To do - Which lines below hold the word "that"? Copy all of them.

## begin Data for this task

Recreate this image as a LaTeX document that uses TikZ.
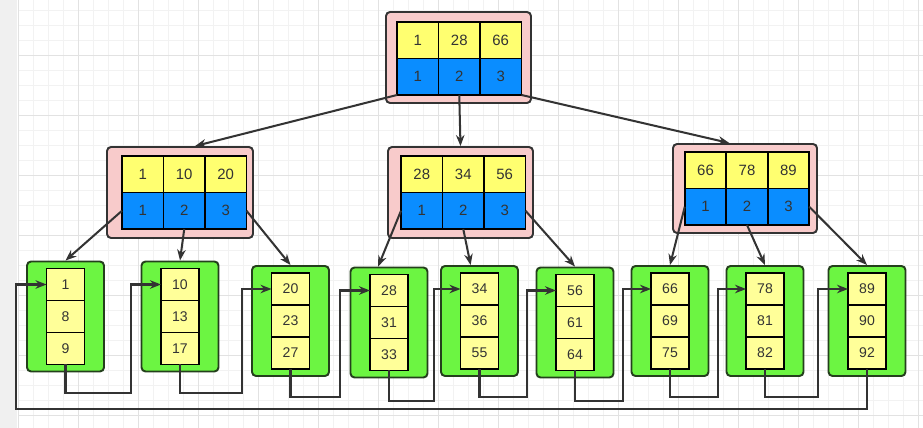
\documentclass[tikz,border=0pt]{standalone}
\usepackage{fontspec}
\setmainfont{Liberation Sans}
\usetikzlibrary{arrows.meta, positioning}

\definecolor{pagegray}{HTML}{F0F0F0}
\definecolor{gridminor}{HTML}{F2F2F2}
\definecolor{gridmajor}{HTML}{E2E2E2}
\definecolor{nodepink}{HTML}{F8CBCB}
\definecolor{keyyellow}{HTML}{FFFF70}
\definecolor{leafyellow}{HTML}{FFFF99}
\definecolor{ptrblue}{HTML}{0A8DFF}
\definecolor{leafgreen}{HTML}{6CF542}
\definecolor{leafborder}{HTML}{24401C}
\definecolor{linkgray}{HTML}{333333}

\tikzset{
  innerbox/.style={draw=linkgray, fill=nodepink, line width=1.1pt, rounded corners=0.08cm,
    minimum width=2.9cm, minimum height=1.82cm, inner sep=0pt},
  keycell/.style={draw=black, fill=keyyellow, line width=1.1pt, minimum width=0.83cm,
    minimum height=0.73cm, inner sep=0pt, outer sep=0pt, text=linkgray,
    font=\fontsize{8.5}{10}\selectfont},
  ptrcell/.style={keycell, fill=ptrblue},
  leafbox/.style={draw=leafborder, fill=leafgreen, line width=1.1pt, rounded corners=0.08cm,
    minimum width=1.54cm, minimum height=2.2cm, inner sep=0pt},
  leafcell/.style={keycell, fill=leafyellow, minimum width=0.76cm, minimum height=0.64cm,
    font=\fontsize{8}{10}\selectfont},
  treearrow/.style={draw=linkgray, line width=1.15pt, -{Stealth[length=0.22cm, width=0.17cm]}},
  leaflink/.style={treearrow}
}

\begin{document}
\begin{tikzpicture}[x=0.02cm, y=-0.02cm]

\useasboundingbox (0,0) rectangle (923,428);
\fill[white] (0,0) rectangle (923,428);
\fill[pagegray] (0,0) rectangle (17,428);
\foreach \gx in {33,48,...,918} \draw[gridminor, line width=0.5pt] (\gx,0) -- (\gx,428);
\foreach \gy in {10,25,...,425} \draw[gridminor, line width=0.5pt] (18,\gy) -- (923,\gy);
\foreach \gx in {18,78,...,918} \draw[gridmajor, line width=0.5pt] (\gx,0) -- (\gx,428);
\foreach \gy in {55,115,...,415} \draw[gridmajor, line width=0.5pt] (18,\gy) -- (923,\gy);

% root
\node[innerbox] (rootbox) at (458.5,57.5) {};
\node[keycell] (rk2) at (459.25,40.25) {28};
\node[keycell, left=0pt of rk2] (rk1) {1};
\node[keycell, right=0pt of rk2] (rk3) {66};
\node[ptrcell, below=0pt of rk1] (rp1) {1};
\node[ptrcell, below=0pt of rk2] (rp2) {2};
\node[ptrcell, below=0pt of rk3] (rp3) {3};

% second level
\node[innerbox, minimum width=2.92cm] (lbox) at (180,192.5) {};
\node[keycell] (lk2) at (184.25,174.25) {10};
\node[keycell, left=0pt of lk2] (lk1) {1};
\node[keycell, right=0pt of lk2] (lk3) {20};
\node[ptrcell, below=0pt of lk1] (lp1) {1};
\node[ptrcell, below=0pt of lk2] (lp2) {2};
\node[ptrcell, below=0pt of lk3] (lp3) {3};

\node[innerbox] (mbox) at (460.5,192.5) {};
\node[keycell] (mk2) at (463.25,174.25) {34};
\node[keycell, left=0pt of mk2] (mk1) {28};
\node[keycell, right=0pt of mk2] (mk3) {56};
\node[ptrcell, below=0pt of mk1] (mp1) {1};
\node[ptrcell, below=0pt of mk2] (mp2) {2};
\node[ptrcell, below=0pt of mk3] (mp3) {3};

\node[innerbox, minimum width=2.88cm, minimum height=1.78cm] (rbox) at (745,188.5) {};
\node[keycell] (rrk2) at (747,170.25) {78};
\node[keycell, left=0pt of rrk2] (rrk1) {66};
\node[keycell, right=0pt of rrk2] (rrk3) {89};
\node[ptrcell, below=0pt of rrk1] (rrp1) {1};
\node[ptrcell, below=0pt of rrk2] (rrp2) {2};
\node[ptrcell, below=0pt of rrk3] (rrp3) {3};

% leaves
\node[leafbox] (lf1) at (65.5,316.5) {};
\node[leafcell] (lf1b) at (lf1) {8};
\node[leafcell, above=0pt of lf1b] (lf1a) {1};
\node[leafcell, below=0pt of lf1b] (lf1c) {9};

\node[leafbox] (lf2) at (180,316.5) {};
\node[leafcell] (lf2b) at (lf2) {13};
\node[leafcell, above=0pt of lf2b] (lf2a) {10};
\node[leafcell, below=0pt of lf2b] (lf2c) {17};

\node[leafbox] (lf3) at (290.5,321) {};
\node[leafcell] (lf3b) at (lf3) {23};
\node[leafcell, above=0pt of lf3b] (lf3a) {20};
\node[leafcell, below=0pt of lf3b] (lf3c) {27};

\node[leafbox] (lf4) at (389,322.5) {};
\node[leafcell] (lf4b) at (lf4) {31};
\node[leafcell, above=0pt of lf4b] (lf4a) {28};
\node[leafcell, below=0pt of lf4b] (lf4c) {33};

\node[leafbox] (lf5) at (479.5,321) {};
\node[leafcell] (lf5b) at (lf5) {36};
\node[leafcell, above=0pt of lf5b] (lf5a) {34};
\node[leafcell, below=0pt of lf5b] (lf5c) {55};

\node[leafbox] (lf6) at (575,322.5) {};
\node[leafcell] (lf6b) at (lf6) {61};
\node[leafcell, above=0pt of lf6b] (lf6a) {56};
\node[leafcell, below=0pt of lf6b] (lf6c) {64};

\node[leafbox] (lf7) at (670,321) {};
\node[leafcell] (lf7b) at (lf7) {69};
\node[leafcell, above=0pt of lf7b] (lf7a) {66};
\node[leafcell, below=0pt of lf7b] (lf7c) {75};

\node[leafbox] (lf8) at (765,321) {};
\node[leafcell] (lf8b) at (lf8) {81};
\node[leafcell, above=0pt of lf8b] (lf8a) {78};
\node[leafcell, below=0pt of lf8b] (lf8c) {82};

\node[leafbox] (lf9) at (867,321) {};
\node[leafcell] (lf9b) at (lf9) {90};
\node[leafcell, above=0pt of lf9b] (lf9a) {89};
\node[leafcell, below=0pt of lf9b] (lf9c) {92};

% tree pointers
\draw[treearrow] (rp1.south west) -- (lbox.72);
\draw[treearrow] (rp2.south) -- (mbox.north);
\draw[treearrow] (rp3.south east) -- (rbox.109);

\draw[treearrow] (lp1.west) -- (lf1.north);
\draw[treearrow] (lp2.south) -- (lf2.north);
\draw[treearrow] (lp3.east) -- (lf3.north);
\draw[treearrow] (mp1.west) -- (lf4.101);
\draw[treearrow] (mp2.south) -- (lf5.99);
\draw[treearrow] (mp3.east) -- (lf6.north);
\draw[treearrow] (rrp1.west) -- (lf7.north);
\draw[treearrow] (rrp2.south) -- (lf8.north);
\draw[treearrow] (rrp3.east) -- (lf9.north);

% leaf chain
\draw[leaflink] (lf1c.south) |- (131,393) |- (lf2a.west);
\draw[leaflink] (lf2c.south) |- (242,393) |- (lf3a.west);
\draw[leaflink] (lf3c.south) |- (340,397) |- (lf4a.west);
\draw[leaflink] (lf4c.south) |- (434,401) |- (lf5a.west);
\draw[leaflink] (lf5c.south) |- (527,397) |- (lf6a.west);
\draw[leaflink] (lf6c.south) |- (623,401) |- (lf7a.west);
\draw[leaflink] (lf7c.south) |- (718,397) |- (lf8a.west);
\draw[leaflink] (lf8c.south) |- (818,397) |- (lf9a.west);
\draw[leaflink] (lf9c.south) |- (16,409) |- (lf1a.west);

\end{tikzpicture}
\end{document}
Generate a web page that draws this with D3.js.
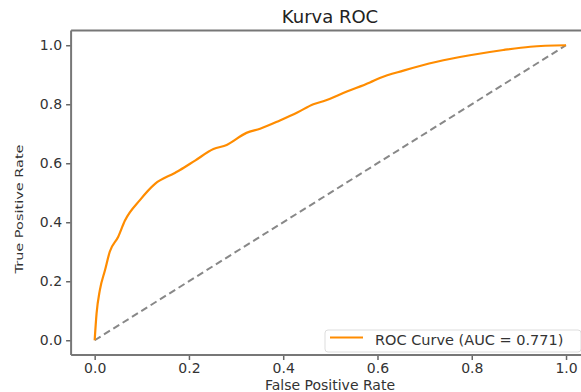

## end Data for this task

Exercise answer -
Recreate this image as a LaTeX document that uses TikZ.
Generate a web page that draws this with D3.js.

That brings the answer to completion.